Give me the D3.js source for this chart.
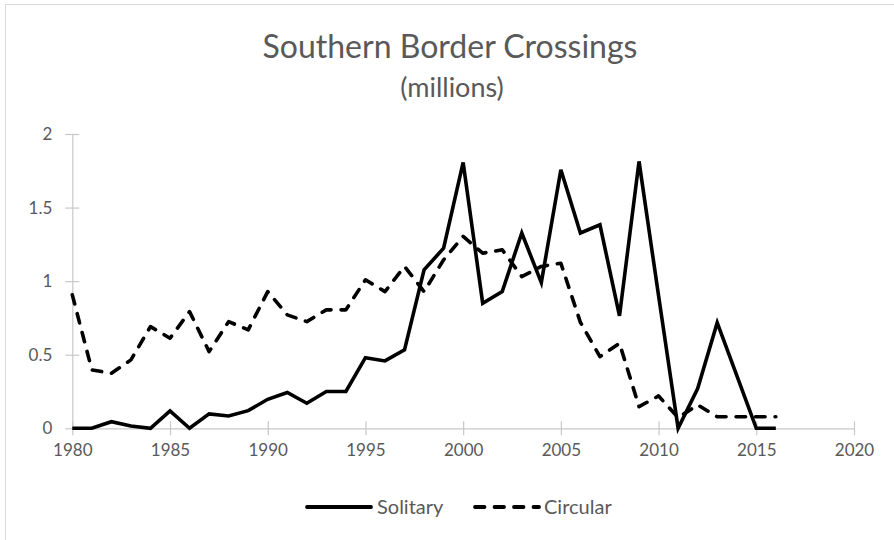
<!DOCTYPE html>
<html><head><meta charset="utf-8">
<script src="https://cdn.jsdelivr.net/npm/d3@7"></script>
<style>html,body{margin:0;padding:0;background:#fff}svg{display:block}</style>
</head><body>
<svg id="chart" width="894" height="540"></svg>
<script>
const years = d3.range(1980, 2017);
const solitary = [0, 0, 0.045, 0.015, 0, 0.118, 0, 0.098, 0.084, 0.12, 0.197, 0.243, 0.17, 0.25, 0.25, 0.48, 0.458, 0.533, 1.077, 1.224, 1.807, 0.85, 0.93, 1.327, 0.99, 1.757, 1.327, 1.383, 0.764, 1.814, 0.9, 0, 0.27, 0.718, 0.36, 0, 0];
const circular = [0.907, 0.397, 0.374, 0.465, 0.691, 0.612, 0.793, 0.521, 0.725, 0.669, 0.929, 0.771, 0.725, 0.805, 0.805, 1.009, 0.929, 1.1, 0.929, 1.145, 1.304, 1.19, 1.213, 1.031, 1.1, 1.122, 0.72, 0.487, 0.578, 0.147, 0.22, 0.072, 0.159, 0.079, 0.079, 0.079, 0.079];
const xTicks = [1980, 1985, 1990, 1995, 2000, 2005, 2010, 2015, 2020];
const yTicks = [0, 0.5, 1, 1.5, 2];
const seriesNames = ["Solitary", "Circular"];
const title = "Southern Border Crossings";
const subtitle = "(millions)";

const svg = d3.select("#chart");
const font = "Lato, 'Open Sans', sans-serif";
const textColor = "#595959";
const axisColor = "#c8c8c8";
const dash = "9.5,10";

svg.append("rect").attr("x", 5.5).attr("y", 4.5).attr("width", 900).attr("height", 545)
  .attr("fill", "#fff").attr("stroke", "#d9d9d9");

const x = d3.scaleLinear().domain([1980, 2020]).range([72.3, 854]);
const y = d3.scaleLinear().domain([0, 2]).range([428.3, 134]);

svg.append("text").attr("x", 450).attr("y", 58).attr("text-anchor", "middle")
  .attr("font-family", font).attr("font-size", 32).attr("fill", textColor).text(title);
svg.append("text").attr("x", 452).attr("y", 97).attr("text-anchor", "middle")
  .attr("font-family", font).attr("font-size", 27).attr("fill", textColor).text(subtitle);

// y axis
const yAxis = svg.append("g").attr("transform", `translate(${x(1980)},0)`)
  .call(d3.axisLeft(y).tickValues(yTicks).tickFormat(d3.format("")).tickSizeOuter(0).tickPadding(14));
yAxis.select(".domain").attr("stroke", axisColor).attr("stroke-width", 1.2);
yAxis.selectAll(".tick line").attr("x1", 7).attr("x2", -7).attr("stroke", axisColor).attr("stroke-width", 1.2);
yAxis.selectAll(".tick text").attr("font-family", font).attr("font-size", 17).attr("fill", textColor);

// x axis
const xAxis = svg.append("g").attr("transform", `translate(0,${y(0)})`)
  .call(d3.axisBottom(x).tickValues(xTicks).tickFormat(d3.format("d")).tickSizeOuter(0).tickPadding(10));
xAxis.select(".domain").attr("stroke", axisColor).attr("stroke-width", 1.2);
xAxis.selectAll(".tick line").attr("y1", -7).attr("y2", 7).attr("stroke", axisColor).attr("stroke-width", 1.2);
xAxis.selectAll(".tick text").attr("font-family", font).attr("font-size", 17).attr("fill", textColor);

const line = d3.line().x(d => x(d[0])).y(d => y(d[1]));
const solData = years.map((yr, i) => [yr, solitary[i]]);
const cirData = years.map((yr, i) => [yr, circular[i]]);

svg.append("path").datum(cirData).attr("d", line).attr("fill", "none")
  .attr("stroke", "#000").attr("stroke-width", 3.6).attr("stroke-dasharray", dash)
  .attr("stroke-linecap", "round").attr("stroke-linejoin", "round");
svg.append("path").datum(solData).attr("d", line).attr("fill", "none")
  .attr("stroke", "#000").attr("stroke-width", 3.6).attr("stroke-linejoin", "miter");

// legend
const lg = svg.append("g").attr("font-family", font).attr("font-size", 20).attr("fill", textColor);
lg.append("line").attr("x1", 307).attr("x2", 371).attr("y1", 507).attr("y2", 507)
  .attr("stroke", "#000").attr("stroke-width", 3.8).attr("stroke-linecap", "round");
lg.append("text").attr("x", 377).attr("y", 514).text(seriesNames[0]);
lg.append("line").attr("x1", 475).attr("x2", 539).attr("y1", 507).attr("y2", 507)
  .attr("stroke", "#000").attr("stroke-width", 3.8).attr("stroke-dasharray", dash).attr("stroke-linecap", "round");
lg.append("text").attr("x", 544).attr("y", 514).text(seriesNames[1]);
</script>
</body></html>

* * *

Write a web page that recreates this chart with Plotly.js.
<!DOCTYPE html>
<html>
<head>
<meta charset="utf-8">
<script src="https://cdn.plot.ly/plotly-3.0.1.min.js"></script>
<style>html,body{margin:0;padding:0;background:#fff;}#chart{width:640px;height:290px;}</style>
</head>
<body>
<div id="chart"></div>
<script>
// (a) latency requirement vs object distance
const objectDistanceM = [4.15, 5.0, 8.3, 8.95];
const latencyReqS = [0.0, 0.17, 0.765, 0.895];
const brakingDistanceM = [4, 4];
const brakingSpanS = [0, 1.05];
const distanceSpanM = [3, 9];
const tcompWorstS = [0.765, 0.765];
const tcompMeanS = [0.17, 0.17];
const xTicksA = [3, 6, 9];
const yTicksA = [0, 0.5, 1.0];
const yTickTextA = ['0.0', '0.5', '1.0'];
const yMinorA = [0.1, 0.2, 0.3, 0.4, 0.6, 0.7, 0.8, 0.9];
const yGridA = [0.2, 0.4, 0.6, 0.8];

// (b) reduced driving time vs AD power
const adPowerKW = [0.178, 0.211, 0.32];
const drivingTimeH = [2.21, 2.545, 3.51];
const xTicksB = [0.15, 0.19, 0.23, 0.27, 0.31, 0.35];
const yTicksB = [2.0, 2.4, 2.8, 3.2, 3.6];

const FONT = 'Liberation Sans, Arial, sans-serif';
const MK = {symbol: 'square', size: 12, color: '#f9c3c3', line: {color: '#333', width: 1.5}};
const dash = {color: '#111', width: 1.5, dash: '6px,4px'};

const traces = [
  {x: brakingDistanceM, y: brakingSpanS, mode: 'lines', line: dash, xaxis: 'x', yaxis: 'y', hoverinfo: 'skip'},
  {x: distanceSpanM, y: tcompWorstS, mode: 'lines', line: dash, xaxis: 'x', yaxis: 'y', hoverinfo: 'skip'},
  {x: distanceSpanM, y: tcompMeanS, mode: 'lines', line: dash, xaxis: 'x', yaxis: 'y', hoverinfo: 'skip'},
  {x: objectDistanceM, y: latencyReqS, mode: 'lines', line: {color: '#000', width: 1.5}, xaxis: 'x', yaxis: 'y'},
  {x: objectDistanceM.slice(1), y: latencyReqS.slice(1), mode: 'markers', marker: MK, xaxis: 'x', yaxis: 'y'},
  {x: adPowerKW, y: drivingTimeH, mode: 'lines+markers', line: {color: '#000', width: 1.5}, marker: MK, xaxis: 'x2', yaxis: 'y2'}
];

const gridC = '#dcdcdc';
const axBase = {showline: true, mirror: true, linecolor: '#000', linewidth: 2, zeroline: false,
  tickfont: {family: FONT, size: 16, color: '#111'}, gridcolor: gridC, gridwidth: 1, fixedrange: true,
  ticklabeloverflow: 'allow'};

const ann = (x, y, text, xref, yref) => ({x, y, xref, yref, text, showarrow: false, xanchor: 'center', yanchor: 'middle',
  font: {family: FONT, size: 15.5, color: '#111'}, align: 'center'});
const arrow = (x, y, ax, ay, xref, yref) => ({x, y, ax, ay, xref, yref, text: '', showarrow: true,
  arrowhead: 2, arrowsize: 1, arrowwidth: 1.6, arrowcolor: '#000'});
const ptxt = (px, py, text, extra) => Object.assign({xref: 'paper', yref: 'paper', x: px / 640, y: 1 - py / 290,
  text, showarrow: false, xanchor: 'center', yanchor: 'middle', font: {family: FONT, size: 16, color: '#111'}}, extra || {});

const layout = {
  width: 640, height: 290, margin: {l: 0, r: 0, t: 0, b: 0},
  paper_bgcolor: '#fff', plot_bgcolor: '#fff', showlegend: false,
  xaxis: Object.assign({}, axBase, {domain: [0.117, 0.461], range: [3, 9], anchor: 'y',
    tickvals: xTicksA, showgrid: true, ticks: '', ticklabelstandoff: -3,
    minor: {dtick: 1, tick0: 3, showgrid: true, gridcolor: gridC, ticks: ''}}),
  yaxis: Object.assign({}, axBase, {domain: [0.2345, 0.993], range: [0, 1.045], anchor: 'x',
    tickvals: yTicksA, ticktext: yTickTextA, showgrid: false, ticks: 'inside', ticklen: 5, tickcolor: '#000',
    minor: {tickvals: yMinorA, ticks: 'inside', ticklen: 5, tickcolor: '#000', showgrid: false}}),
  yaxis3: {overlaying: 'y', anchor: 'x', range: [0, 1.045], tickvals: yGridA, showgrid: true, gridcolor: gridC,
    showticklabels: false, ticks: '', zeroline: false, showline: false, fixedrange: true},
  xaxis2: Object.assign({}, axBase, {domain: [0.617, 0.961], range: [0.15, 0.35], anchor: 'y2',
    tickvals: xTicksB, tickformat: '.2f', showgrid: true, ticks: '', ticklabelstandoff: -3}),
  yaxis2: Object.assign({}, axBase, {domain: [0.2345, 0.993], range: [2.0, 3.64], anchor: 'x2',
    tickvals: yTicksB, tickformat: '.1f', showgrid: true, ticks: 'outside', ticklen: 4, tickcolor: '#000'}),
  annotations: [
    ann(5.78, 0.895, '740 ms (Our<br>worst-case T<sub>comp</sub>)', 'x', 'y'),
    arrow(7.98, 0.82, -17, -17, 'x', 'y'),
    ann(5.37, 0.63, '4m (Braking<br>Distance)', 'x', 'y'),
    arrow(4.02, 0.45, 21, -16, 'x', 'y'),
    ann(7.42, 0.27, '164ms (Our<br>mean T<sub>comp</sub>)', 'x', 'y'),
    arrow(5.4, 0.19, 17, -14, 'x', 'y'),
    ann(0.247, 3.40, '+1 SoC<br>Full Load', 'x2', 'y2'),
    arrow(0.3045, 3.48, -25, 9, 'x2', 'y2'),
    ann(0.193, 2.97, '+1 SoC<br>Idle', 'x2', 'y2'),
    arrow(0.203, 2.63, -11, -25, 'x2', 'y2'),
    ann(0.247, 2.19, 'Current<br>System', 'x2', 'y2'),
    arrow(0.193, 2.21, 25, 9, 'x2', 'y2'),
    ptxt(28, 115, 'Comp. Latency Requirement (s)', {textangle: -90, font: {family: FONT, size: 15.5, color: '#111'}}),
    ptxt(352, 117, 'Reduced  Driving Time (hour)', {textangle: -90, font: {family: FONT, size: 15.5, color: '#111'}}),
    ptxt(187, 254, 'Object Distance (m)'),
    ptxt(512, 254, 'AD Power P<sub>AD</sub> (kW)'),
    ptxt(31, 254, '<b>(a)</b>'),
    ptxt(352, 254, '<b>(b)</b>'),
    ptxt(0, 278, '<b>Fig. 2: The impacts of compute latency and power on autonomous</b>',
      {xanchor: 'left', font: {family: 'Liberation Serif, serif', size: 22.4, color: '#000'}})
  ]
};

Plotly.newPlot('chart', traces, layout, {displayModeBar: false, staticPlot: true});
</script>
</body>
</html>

* * *

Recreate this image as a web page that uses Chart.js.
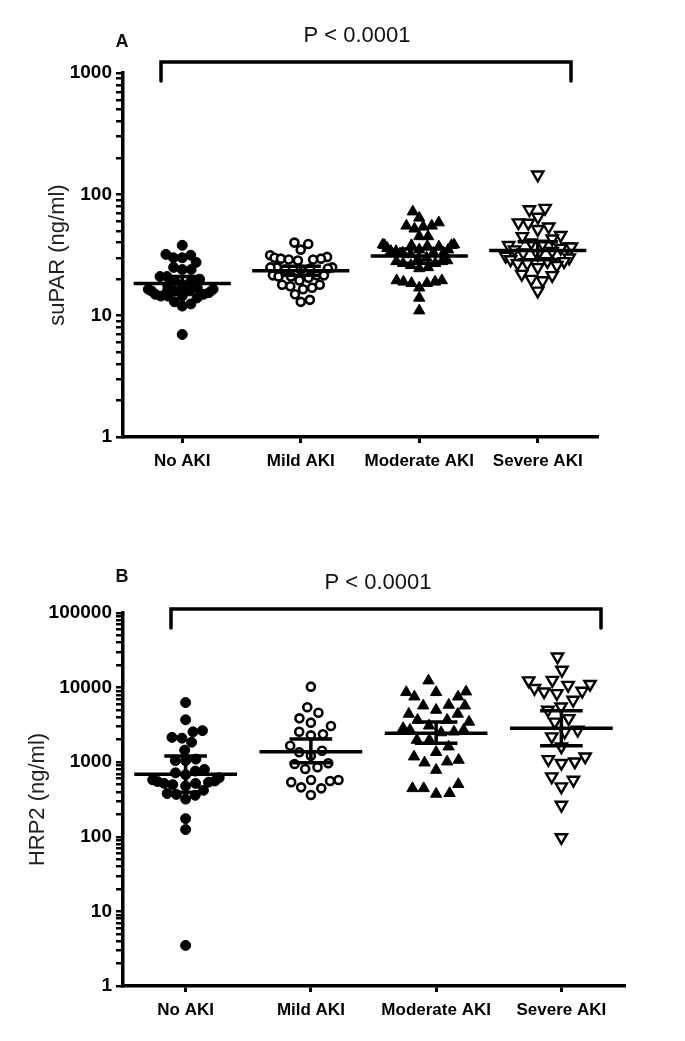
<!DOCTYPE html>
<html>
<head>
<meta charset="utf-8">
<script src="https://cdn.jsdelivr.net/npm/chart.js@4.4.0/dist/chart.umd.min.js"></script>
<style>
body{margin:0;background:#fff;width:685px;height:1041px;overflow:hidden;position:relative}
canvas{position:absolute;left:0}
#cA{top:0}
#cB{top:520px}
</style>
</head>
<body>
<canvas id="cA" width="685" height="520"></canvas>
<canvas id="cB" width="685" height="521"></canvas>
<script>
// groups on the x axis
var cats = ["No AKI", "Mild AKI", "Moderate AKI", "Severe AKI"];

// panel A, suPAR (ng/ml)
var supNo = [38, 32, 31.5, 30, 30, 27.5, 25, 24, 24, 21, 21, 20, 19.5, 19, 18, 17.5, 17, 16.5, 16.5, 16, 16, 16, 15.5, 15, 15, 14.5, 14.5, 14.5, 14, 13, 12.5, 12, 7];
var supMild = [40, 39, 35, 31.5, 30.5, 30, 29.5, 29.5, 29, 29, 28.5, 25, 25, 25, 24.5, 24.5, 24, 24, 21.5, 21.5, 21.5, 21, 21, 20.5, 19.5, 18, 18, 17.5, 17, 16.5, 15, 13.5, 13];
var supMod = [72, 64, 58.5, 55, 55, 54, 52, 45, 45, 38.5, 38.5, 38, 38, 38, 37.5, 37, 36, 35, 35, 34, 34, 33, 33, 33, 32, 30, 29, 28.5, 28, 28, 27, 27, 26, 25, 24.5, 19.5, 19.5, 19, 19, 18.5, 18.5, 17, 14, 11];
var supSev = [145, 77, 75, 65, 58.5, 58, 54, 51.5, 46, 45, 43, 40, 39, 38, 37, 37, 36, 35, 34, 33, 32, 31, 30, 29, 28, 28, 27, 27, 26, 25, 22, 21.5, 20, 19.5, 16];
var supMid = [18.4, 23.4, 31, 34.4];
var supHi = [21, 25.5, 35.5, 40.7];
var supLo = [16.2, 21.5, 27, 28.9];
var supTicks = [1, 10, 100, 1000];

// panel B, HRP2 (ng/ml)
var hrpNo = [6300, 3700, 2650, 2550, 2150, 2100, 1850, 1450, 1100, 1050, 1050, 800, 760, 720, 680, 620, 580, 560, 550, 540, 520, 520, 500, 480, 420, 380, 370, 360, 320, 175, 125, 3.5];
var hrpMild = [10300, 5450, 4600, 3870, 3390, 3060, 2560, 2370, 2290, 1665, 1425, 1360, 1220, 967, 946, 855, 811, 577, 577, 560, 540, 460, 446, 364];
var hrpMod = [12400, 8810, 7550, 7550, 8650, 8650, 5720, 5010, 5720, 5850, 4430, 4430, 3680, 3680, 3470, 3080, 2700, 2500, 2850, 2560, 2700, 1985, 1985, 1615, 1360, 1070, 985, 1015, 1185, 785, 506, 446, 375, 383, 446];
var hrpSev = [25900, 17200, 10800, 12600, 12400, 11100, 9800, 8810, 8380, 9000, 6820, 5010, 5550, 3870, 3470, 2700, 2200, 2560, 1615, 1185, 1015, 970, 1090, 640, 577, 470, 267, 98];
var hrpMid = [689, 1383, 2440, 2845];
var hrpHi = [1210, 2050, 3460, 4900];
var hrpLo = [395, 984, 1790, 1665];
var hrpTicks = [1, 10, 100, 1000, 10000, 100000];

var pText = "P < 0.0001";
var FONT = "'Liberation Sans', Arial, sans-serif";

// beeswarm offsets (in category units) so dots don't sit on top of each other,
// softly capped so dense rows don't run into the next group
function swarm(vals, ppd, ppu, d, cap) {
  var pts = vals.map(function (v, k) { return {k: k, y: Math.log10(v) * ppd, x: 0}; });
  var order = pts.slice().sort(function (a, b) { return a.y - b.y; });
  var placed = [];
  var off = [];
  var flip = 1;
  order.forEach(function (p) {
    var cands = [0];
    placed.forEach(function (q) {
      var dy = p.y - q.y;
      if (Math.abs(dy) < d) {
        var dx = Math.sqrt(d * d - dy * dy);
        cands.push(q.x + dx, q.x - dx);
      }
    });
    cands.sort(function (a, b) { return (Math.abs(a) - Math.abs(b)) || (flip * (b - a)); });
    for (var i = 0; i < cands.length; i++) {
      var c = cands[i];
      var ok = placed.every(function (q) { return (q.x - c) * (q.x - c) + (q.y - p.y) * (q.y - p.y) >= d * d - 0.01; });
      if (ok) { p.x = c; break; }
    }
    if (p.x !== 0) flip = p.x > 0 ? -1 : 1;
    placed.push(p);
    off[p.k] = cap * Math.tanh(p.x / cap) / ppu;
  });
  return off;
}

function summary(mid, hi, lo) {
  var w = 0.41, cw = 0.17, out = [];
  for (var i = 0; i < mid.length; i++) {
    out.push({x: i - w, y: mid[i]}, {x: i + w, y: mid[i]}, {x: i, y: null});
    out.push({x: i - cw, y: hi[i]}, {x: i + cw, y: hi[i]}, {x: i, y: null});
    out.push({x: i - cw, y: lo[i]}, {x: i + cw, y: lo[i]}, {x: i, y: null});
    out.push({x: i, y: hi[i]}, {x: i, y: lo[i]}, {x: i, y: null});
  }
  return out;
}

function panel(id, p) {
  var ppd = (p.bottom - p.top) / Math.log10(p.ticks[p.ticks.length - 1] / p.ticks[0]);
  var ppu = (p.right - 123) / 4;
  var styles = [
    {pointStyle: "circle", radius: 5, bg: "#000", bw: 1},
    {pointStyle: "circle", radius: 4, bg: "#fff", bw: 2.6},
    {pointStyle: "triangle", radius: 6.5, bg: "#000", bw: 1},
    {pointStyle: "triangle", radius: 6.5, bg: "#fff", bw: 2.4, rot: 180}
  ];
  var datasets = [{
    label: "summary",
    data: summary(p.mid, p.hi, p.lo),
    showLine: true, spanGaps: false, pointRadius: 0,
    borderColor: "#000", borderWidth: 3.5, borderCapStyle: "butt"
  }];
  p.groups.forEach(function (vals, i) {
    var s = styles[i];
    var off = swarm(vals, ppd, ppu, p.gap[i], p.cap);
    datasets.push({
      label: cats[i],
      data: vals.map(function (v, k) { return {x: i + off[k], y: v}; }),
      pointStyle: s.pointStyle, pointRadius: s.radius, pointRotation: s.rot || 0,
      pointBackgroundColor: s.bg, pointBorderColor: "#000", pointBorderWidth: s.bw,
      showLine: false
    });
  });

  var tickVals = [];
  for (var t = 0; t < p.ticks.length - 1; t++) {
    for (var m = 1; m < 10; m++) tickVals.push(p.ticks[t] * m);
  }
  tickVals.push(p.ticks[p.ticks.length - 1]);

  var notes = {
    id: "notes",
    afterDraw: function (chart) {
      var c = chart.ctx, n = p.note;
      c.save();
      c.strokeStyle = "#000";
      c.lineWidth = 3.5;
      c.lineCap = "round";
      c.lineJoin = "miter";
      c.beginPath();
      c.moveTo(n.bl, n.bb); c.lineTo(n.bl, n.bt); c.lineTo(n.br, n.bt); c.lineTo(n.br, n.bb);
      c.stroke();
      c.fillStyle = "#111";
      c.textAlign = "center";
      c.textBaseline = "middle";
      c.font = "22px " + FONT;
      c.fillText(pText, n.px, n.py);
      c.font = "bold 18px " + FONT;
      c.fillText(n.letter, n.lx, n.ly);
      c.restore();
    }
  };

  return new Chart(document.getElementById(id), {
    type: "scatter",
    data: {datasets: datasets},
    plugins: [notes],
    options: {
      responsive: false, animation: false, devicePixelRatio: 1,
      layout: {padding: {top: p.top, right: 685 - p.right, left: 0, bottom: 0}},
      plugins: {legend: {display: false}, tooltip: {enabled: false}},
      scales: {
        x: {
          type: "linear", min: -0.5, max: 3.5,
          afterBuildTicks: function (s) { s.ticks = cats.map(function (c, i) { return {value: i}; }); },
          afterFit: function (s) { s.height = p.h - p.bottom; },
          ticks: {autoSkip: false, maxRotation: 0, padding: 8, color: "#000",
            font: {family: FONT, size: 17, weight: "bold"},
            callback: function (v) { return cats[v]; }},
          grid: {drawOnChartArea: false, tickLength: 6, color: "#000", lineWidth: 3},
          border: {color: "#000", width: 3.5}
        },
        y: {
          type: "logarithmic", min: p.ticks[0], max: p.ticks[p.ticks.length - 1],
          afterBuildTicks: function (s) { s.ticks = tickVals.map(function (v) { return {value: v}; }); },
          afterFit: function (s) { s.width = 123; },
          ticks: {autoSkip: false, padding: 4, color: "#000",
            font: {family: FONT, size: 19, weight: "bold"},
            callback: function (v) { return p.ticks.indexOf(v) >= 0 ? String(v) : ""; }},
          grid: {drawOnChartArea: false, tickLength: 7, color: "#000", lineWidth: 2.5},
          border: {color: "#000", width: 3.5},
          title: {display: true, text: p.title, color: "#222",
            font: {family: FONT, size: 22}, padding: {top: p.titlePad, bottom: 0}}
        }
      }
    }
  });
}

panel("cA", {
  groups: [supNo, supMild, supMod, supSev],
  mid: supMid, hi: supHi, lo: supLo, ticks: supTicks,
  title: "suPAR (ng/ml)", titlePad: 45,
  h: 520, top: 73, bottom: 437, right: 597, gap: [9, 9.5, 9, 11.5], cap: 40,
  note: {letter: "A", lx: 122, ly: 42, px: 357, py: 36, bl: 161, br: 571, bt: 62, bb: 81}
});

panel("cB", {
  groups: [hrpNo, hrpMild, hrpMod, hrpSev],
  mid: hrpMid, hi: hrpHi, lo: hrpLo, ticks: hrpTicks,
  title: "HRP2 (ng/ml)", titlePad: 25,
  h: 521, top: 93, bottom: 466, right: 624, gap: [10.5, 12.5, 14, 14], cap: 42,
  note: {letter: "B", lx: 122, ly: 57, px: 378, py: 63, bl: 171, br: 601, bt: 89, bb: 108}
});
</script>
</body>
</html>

■ **Your instructions**: Write out again exactly the lines above from the one with "Give me the D3.js source for this chart." through the one with "const y = d3.scaleLinear().domain([0, 2]).range([428.3, 134]);", adding no other lines and no pictures.

■ **Worked answer**:
Give me the D3.js source for this chart.
<!DOCTYPE html>
<html><head><meta charset="utf-8">
<script src="https://cdn.jsdelivr.net/npm/d3@7"></script>
<style>html,body{margin:0;padding:0;background:#fff}svg{display:block}</style>
</head><body>
<svg id="chart" width="894" height="540"></svg>
<script>
const years = d3.range(1980, 2017);
const solitary = [0, 0, 0.045, 0.015, 0, 0.118, 0, 0.098, 0.084, 0.12, 0.197, 0.243, 0.17, 0.25, 0.25, 0.48, 0.458, 0.533, 1.077, 1.224, 1.807, 0.85, 0.93, 1.327, 0.99, 1.757, 1.327, 1.383, 0.764, 1.814, 0.9, 0, 0.27, 0.718, 0.36, 0, 0];
const circular = [0.907, 0.397, 0.374, 0.465, 0.691, 0.612, 0.793, 0.521, 0.725, 0.669, 0.929, 0.771, 0.725, 0.805, 0.805, 1.009, 0.929, 1.1, 0.929, 1.145, 1.304, 1.19, 1.213, 1.031, 1.1, 1.122, 0.72, 0.487, 0.578, 0.147, 0.22, 0.072, 0.159, 0.079, 0.079, 0.079, 0.079];
const xTicks = [1980, 1985, 1990, 1995, 2000, 2005, 2010, 2015, 2020];
const yTicks = [0, 0.5, 1, 1.5, 2];
const seriesNames = ["Solitary", "Circular"];
const title = "Southern Border Crossings";
const subtitle = "(millions)";

const svg = d3.select("#chart");
const font = "Lato, 'Open Sans', sans-serif";
const textColor = "#595959";
const axisColor = "#c8c8c8";
const dash = "9.5,10";

svg.append("rect").attr("x", 5.5).attr("y", 4.5).attr("width", 900).attr("height", 545)
  .attr("fill", "#fff").attr("stroke", "#d9d9d9");

const x = d3.scaleLinear().domain([1980, 2020]).range([72.3, 854]);
const y = d3.scaleLinear().domain([0, 2]).range([428.3, 134]);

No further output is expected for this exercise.